Donajkowski noted that the industry in Alaska is both mature and progressive in the environmental area, with production from Cook Inlet for more than 40 years and from the North Slope for more than 25 years.

"The environmental standards that have been adopted by the state of Alaska and the environmental practices adopted by the industry through these years have resulted in Alaska being recognized as a model for oil and gas development, not only in North America, but also throughout the world," he told the committee. Industry has developed new technologies, he said, and the challenge now is not "environmental standards — those are established — and they are the baseline from which we operate."

The challenge now, he said, "is to update and reenergize" the process by which "state statutes and regulations are implemented."

Some positive signs

Donajkowski said there are "some initial indications of positive signs coming from the administration and the commissioners that have been recently appointed."

The Murkowski administration has established a strong position on oil and gas permitting, he said, and noted that industry strongly supports the administration's bill to extend the renewal period for oil spill contingency plans from three years to five years. The administration is taking other steps to address permitting, including consolidation of functions and program reforms, Donajkowski said.

DEC working new regulations

The Department of Environmental Conservation initiated a workgroup on air permitting and that group has issued a final report with "recommendations for making air permitting more responsive and efficient."

DEC has also taken steps to improve C-plan review and approval, and "is preparing a regulatory package that it says will address a multitude of additional deficiencies identified by the Alaska Oil and Gas Association."

Donajkowski also said AOGA was encouraged when DEC Commissioner Ernesta Ballard decided against using a stakeholder process to develop pending regulations on C-plans, and decided instead to rely on agency expertise to develop the regulations, which will then go out for public comment. He said the Department of Natural Resources is working with industry "on ways to upgrade technology and science applied to evaluating the tundra for winter season openings."

What else needed

Donajkowski said AOGA hopes the Legislature will work "to ensure that the state's permitting process is effectively upgraded to match industry's progress in terms of its practices."

In addition to the proposed legislation extending the renewal period for oil spill contingency plans, AOGA hopes there will be legislation to "reforming the Alaska Coastal Zone Management Process." The association would also like, he said, to see an "overhaul of the air permitting process." Some of the changes coming out of the recent workgroup will need to be implemented by the Legislature, he said.

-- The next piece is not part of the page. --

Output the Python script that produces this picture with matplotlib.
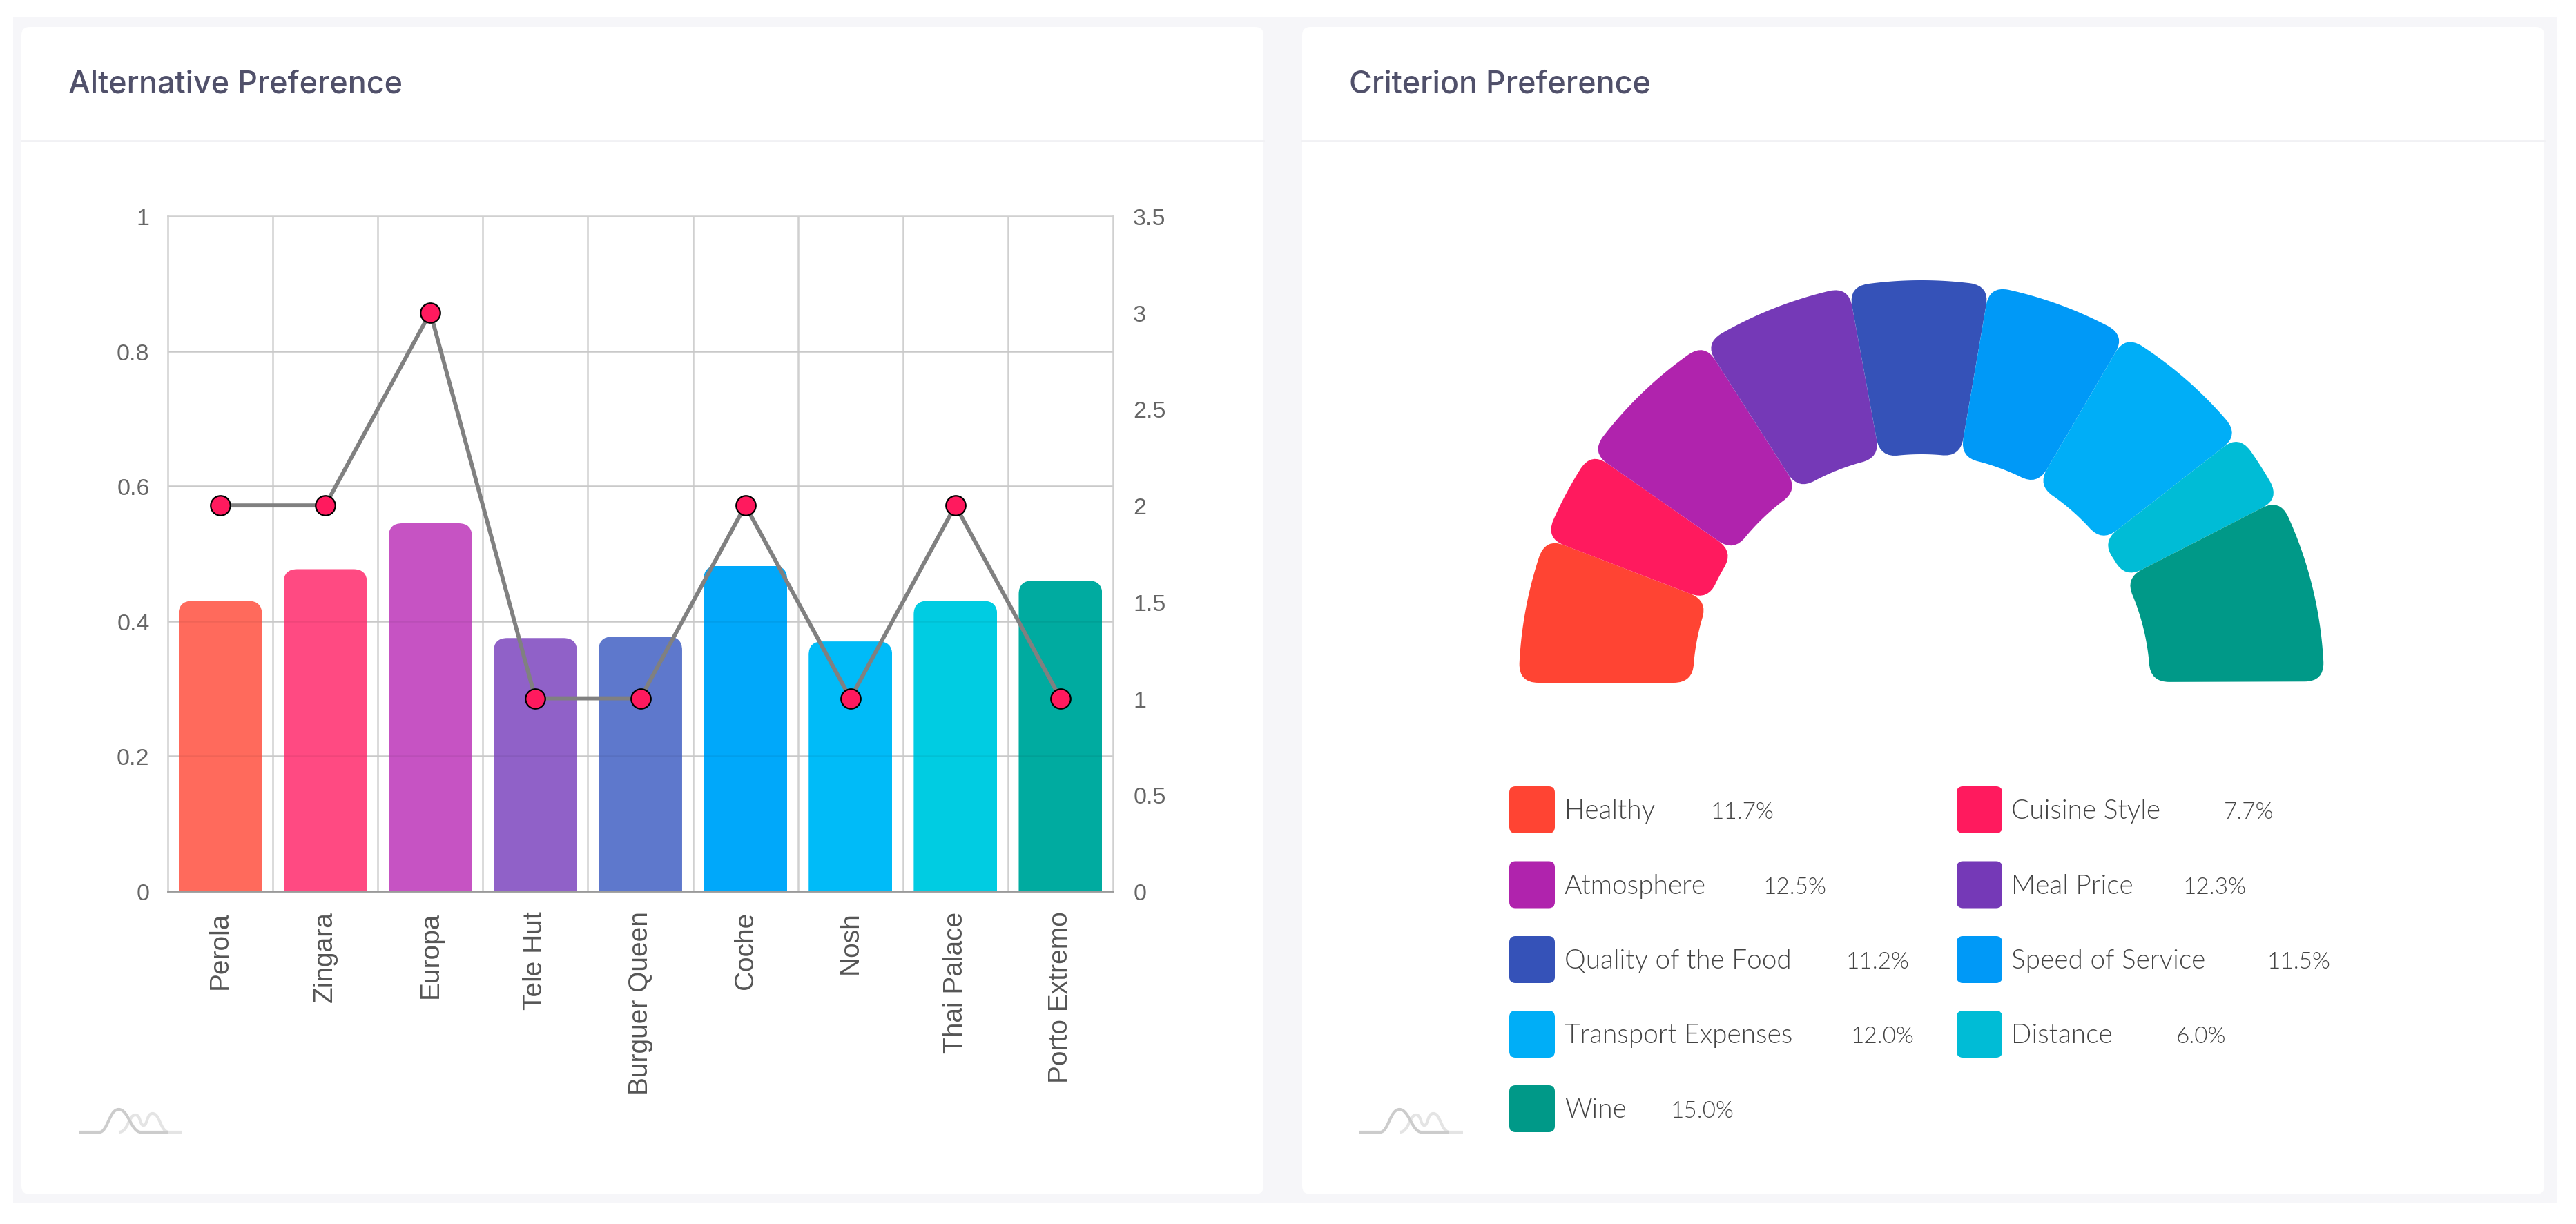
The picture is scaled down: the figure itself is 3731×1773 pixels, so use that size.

In general, AOGA would like to see specific criteria applied to any legislation and regulations: a "clear and definite" process time; an obligation for the applicable agency to take timely action; and a process that "can be flowcharted at a relatively simple level, providing predictability t the applicant."

And, Donajkowski said, "it is imperative that the resource agency commissioners hold their personnel accountable for adhering to the administration's objectives for the state." This requires both standard operating procedures for staff and management oversight, he said.